In April 2022, he was bought by the Oval Invincibles for the 2022 season of The Hundred. Atkinson was part of the Surrey team that won the 2022 County Championship. He was retained by the Oval Invincibles for the 2023 season of The Hundred.

On 18 September 2023, Atkinson signed a new multi-year contract extension at Surrey. In February 2024, it was announced that he had withdrawn from his £95,000 IPL contract with Kolkata Knight Riders after discussion with the England and Wales Cricket Board, who were keen to manage his workload.

==International career==
Atkinson received his first senior England call-up on 16 August 2023 for the ODI and T20I series against New Zealand. He made his T20I debut on 1 September 2023 against New Zealand in the second T20I of the four match series. During that match, he took figures of 4/20, which were the best by an England men's bowler on T20I debut.

In September 2023, Atkinson was named in the England squad for the 2023 Cricket World Cup in India.

In December 2023, Atkinson received his first call-up to the England Test squad for their tour of India. On 30 June 2024, Atkinson was named in the Test squad for the West Indies tour. He made his debut in the first Test at Lord's on 10 July 2024, taking seven wickets in the first innings and five in the second. His match figures of 12/106 were the best by an England debutant in 134 years as he made it onto the Lord's honours boards.

He scored his maiden first-class century in the first innings of the second Test against Sri Lanka at Lord's on 30 August 2024, reaching his hundred off 103 balls. In doing so, he became only the sixth player to have taken five wickets in an innings, ten wickets in a match, and scored a century at the ground. In terms of deliveries faced, the latter was also the sixth fastest there in Test history. He went on to take five wickets in Sri Lanka's second innings, becoming only the third England player (the first since Ian Botham in 1984) to achieve this and score a hundred in the same Test match.

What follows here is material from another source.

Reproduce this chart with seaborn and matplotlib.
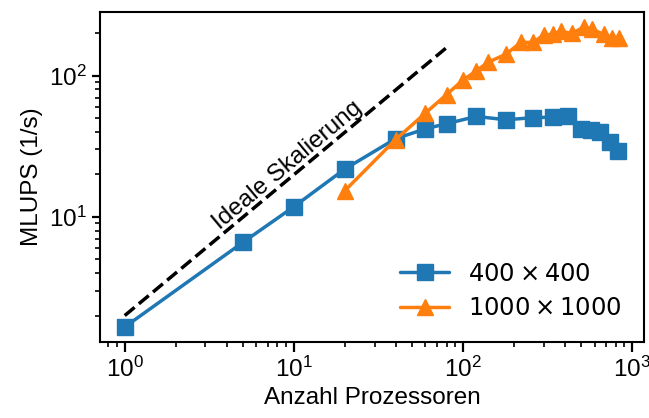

In December 2024, Atkinson bowled a hat-trick in a Test against New Zealand, becoming the first Englishman in all Tests since 2017 to do so. Atkinson suffered a hamstring strain in the first Test of the 2025 English summer against Zimbabwe. He returned to the England team for the final Test of the India series and took a fourth five-wicket haul.

==Awards==
Atkinson was named England player of the year at the 2024 Cricket Writers' Club Awards. He was named as one of the 2025 Wisden Cricketers of the Year.